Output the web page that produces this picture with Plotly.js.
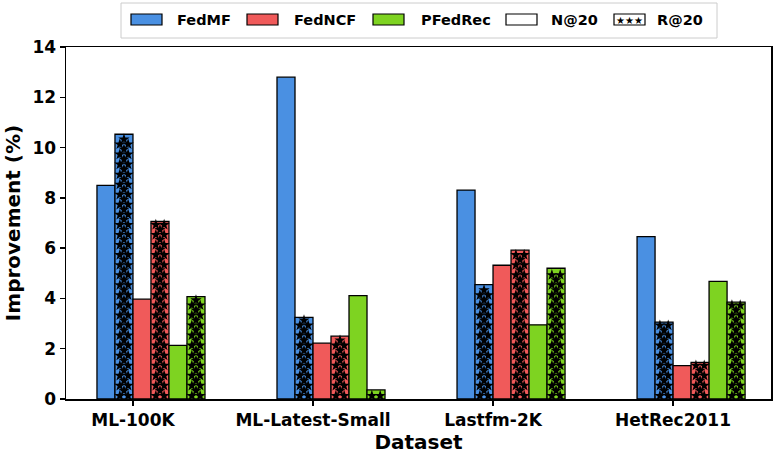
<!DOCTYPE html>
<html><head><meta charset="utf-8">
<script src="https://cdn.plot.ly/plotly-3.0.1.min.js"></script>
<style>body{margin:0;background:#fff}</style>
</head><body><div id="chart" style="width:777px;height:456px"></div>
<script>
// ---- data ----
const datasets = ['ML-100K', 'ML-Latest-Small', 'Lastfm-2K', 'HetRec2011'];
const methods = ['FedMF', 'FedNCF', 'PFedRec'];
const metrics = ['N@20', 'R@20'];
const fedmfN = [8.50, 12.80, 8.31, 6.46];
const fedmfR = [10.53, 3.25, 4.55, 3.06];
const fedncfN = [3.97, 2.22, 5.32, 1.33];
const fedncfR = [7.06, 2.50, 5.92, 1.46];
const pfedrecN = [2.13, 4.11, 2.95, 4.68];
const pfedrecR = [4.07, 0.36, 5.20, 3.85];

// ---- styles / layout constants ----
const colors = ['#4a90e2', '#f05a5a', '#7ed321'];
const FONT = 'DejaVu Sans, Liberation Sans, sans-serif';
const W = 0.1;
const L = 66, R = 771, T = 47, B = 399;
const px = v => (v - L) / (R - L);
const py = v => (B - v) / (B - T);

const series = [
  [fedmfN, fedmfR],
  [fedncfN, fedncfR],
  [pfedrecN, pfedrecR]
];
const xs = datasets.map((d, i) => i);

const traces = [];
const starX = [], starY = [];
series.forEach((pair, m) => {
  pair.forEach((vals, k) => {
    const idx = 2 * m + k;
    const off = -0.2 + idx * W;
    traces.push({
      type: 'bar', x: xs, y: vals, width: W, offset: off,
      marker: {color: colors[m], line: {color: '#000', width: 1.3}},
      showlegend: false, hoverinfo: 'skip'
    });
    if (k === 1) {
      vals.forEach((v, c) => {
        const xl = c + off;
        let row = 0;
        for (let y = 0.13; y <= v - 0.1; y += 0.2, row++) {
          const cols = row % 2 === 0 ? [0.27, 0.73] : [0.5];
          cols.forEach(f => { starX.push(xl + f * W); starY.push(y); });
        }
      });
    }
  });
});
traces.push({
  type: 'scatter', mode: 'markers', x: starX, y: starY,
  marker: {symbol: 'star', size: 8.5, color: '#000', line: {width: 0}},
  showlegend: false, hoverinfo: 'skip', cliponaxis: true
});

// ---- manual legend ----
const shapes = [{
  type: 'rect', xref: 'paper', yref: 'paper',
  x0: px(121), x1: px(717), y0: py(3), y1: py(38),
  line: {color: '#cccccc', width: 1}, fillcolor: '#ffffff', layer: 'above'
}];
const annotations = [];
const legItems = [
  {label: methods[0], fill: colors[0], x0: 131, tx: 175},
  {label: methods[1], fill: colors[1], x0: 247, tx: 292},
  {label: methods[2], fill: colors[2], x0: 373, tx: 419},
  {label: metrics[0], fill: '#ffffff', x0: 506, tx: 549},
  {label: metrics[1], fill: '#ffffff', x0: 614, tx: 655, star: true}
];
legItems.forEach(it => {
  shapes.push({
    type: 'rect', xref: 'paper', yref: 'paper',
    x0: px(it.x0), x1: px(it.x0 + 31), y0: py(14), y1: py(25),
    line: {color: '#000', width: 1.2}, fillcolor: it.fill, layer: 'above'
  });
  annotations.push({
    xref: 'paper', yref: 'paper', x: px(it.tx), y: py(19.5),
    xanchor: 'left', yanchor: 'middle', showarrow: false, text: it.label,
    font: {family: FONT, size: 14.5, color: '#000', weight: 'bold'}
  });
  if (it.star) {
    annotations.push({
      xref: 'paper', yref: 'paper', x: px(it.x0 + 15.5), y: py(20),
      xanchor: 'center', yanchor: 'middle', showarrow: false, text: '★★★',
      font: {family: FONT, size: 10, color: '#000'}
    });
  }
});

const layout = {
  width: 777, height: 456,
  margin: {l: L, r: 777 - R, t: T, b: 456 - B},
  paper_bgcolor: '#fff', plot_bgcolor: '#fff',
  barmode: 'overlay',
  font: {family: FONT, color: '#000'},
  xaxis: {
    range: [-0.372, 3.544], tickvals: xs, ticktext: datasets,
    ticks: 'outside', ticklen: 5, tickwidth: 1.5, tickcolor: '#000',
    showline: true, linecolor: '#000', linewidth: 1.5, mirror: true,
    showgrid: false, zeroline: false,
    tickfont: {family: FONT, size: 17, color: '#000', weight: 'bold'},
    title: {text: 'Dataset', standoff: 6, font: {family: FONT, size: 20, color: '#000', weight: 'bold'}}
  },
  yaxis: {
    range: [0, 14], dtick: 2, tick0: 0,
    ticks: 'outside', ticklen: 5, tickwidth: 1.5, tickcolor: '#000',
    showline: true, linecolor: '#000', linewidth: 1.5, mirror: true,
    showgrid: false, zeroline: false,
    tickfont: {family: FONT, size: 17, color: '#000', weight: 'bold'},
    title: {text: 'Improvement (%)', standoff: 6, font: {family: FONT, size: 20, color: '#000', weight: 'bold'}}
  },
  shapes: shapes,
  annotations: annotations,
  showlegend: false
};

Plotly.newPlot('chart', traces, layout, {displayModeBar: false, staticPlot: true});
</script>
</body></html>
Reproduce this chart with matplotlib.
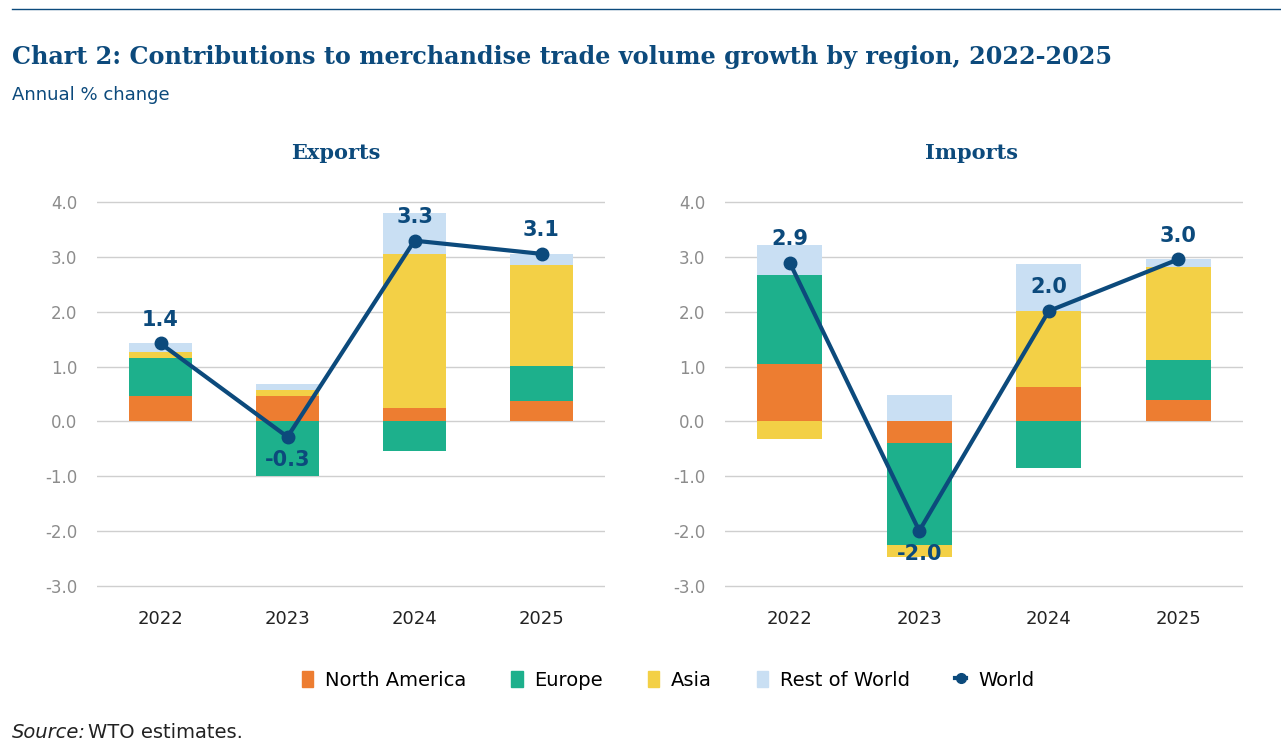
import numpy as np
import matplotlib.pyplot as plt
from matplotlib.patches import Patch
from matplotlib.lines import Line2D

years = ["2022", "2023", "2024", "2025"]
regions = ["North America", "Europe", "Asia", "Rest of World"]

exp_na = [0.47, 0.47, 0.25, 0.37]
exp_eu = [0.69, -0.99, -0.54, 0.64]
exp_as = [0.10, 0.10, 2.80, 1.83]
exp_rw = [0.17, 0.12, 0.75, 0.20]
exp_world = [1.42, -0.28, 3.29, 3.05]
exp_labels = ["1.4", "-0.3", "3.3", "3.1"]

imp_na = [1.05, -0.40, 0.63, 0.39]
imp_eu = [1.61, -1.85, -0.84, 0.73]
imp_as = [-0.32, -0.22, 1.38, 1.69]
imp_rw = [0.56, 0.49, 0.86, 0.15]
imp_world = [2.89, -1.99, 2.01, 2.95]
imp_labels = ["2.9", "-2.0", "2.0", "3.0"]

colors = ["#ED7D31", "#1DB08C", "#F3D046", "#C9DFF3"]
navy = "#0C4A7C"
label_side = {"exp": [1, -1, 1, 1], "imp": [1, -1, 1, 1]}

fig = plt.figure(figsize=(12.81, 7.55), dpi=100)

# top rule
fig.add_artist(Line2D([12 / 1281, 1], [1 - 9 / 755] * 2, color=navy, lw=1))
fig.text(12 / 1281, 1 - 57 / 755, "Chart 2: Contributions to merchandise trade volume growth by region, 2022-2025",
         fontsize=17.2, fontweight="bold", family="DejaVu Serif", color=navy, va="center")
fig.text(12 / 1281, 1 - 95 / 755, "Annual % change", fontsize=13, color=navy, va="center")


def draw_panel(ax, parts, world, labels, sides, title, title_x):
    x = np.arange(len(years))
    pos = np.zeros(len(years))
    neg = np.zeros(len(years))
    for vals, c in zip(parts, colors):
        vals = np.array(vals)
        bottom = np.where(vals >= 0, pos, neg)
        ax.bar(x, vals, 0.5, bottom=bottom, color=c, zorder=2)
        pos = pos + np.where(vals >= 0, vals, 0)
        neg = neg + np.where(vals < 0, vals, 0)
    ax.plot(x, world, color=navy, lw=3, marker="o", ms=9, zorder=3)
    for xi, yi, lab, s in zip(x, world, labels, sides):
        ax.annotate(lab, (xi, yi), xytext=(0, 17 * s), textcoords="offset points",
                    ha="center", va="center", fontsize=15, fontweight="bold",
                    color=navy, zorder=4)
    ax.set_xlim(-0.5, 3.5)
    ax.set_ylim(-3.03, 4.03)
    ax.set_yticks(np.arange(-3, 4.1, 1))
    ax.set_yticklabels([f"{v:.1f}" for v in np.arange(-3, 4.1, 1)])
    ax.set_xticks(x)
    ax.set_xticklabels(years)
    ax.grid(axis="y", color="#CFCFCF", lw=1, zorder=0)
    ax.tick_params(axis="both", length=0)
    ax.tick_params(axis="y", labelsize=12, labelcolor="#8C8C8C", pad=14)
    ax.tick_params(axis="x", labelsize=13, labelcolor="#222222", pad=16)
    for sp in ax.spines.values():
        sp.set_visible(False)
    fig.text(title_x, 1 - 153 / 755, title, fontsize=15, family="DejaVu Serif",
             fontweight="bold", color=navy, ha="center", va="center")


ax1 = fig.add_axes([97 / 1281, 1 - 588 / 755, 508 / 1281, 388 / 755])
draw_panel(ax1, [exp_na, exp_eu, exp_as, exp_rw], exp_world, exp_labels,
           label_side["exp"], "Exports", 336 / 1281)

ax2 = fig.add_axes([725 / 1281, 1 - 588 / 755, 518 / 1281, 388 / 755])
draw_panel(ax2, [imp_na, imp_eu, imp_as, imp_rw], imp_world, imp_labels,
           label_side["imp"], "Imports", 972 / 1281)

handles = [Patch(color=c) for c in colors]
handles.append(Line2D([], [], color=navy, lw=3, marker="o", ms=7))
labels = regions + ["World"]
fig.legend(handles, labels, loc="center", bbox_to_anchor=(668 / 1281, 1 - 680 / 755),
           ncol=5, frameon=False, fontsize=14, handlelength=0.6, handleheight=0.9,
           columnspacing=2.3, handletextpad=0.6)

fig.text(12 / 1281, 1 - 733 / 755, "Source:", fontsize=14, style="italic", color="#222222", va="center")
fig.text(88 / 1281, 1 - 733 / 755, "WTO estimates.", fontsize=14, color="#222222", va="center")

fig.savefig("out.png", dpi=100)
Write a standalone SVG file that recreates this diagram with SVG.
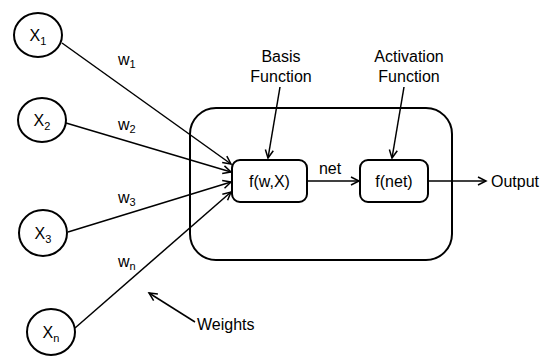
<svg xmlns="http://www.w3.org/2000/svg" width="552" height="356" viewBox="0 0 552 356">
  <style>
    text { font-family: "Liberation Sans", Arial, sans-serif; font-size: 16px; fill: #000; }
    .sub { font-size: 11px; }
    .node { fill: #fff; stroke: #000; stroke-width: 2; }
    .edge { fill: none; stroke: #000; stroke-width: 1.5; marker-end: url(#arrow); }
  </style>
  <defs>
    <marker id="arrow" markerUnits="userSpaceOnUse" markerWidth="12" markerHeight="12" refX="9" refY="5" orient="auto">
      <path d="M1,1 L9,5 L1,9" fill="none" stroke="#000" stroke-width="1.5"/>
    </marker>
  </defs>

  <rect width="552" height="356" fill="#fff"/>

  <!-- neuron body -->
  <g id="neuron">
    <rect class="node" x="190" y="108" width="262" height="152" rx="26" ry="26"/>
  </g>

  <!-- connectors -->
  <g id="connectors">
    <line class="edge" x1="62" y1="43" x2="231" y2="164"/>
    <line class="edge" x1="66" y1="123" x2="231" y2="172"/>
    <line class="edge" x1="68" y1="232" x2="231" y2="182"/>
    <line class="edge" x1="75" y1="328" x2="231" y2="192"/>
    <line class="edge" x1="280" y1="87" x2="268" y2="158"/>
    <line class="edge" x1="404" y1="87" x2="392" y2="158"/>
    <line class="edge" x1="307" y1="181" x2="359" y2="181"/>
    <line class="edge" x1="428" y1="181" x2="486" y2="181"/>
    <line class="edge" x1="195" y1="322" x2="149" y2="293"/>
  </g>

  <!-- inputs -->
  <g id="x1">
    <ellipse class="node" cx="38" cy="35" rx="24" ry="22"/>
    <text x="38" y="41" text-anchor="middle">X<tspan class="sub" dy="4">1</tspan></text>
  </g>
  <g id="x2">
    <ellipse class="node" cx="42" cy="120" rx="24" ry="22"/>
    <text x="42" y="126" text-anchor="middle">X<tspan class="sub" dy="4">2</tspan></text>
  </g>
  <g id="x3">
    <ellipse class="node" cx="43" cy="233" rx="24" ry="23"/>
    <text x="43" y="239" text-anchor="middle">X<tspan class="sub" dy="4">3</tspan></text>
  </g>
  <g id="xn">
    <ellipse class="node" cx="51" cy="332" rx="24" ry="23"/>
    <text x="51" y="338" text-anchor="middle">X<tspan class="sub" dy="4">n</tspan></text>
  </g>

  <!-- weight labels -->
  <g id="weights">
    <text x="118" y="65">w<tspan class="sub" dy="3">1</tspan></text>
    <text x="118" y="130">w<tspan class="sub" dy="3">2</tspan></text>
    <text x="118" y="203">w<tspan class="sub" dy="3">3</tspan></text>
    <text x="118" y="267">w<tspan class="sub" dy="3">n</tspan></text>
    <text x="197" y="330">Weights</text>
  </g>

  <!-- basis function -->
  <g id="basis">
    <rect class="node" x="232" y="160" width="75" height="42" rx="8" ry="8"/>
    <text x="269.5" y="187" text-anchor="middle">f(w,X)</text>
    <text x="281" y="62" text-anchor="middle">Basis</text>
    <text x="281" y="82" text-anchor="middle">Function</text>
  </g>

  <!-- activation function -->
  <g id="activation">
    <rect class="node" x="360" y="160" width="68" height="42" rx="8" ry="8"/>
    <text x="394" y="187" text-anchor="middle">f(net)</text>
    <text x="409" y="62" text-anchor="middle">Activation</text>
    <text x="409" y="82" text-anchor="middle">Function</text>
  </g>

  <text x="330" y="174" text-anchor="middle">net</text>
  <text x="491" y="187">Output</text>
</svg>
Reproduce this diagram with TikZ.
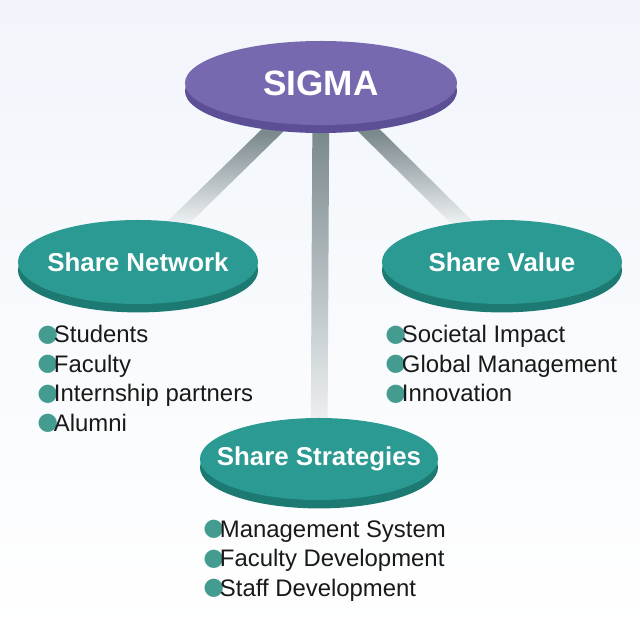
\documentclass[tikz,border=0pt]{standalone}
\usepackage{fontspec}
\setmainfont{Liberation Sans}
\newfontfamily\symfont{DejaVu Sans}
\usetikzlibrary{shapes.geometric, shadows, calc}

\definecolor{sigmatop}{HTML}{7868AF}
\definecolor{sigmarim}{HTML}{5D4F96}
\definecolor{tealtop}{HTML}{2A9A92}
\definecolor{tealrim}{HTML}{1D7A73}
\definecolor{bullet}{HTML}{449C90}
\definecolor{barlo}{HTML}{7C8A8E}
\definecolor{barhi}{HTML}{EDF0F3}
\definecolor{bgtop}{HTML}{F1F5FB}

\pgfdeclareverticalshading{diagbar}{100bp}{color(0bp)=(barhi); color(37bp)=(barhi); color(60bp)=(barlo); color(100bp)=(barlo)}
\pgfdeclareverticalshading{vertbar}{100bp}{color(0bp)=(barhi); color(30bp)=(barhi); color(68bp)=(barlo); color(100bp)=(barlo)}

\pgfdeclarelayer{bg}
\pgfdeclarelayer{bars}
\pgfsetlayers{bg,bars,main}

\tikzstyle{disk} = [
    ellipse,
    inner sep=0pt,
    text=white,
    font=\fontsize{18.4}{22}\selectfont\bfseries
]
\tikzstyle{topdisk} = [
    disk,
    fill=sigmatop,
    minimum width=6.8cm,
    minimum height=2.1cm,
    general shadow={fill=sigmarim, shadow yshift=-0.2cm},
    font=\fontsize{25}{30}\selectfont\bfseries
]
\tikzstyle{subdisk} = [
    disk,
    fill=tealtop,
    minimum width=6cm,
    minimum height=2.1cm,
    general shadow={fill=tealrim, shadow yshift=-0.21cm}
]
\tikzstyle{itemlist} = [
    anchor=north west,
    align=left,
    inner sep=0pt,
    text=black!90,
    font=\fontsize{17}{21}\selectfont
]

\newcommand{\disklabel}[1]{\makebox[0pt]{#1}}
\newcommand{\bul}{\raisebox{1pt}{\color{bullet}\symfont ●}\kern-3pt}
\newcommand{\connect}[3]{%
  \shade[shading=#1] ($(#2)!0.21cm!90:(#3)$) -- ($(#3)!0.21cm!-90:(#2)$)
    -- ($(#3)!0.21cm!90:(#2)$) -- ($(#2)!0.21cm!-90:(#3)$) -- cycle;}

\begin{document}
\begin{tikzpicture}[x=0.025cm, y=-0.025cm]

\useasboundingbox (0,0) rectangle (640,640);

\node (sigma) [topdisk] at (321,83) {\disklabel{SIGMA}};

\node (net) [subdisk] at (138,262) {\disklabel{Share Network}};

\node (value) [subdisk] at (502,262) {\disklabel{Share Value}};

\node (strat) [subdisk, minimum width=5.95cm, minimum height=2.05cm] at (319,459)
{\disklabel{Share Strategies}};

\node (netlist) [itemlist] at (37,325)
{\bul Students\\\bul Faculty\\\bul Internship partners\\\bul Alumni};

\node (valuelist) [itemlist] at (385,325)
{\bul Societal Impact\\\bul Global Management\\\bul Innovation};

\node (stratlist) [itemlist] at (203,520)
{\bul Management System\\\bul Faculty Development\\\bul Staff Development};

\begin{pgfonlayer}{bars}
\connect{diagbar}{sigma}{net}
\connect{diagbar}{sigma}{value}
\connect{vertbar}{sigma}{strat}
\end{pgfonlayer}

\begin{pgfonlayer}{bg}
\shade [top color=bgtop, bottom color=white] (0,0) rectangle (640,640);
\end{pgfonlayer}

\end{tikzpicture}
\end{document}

******

### Goal
Drop the images and output only the lines from the one that contains "Reproduce this chart with matplotlib." to the one that contains "fig = plt.figure(figsize=(12.81, 7.55), dpi=100)", both included.

### Solution to this task
Reproduce this chart with matplotlib.
import numpy as np
import matplotlib.pyplot as plt
from matplotlib.patches import Patch
from matplotlib.lines import Line2D

years = ["2022", "2023", "2024", "2025"]
regions = ["North America", "Europe", "Asia", "Rest of World"]

exp_na = [0.47, 0.47, 0.25, 0.37]
exp_eu = [0.69, -0.99, -0.54, 0.64]
exp_as = [0.10, 0.10, 2.80, 1.83]
exp_rw = [0.17, 0.12, 0.75, 0.20]
exp_world = [1.42, -0.28, 3.29, 3.05]
exp_labels = ["1.4", "-0.3", "3.3", "3.1"]

imp_na = [1.05, -0.40, 0.63, 0.39]
imp_eu = [1.61, -1.85, -0.84, 0.73]
imp_as = [-0.32, -0.22, 1.38, 1.69]
imp_rw = [0.56, 0.49, 0.86, 0.15]
imp_world = [2.89, -1.99, 2.01, 2.95]
imp_labels = ["2.9", "-2.0", "2.0", "3.0"]

colors = ["#ED7D31", "#1DB08C", "#F3D046", "#C9DFF3"]
navy = "#0C4A7C"
label_side = {"exp": [1, -1, 1, 1], "imp": [1, -1, 1, 1]}

fig = plt.figure(figsize=(12.81, 7.55), dpi=100)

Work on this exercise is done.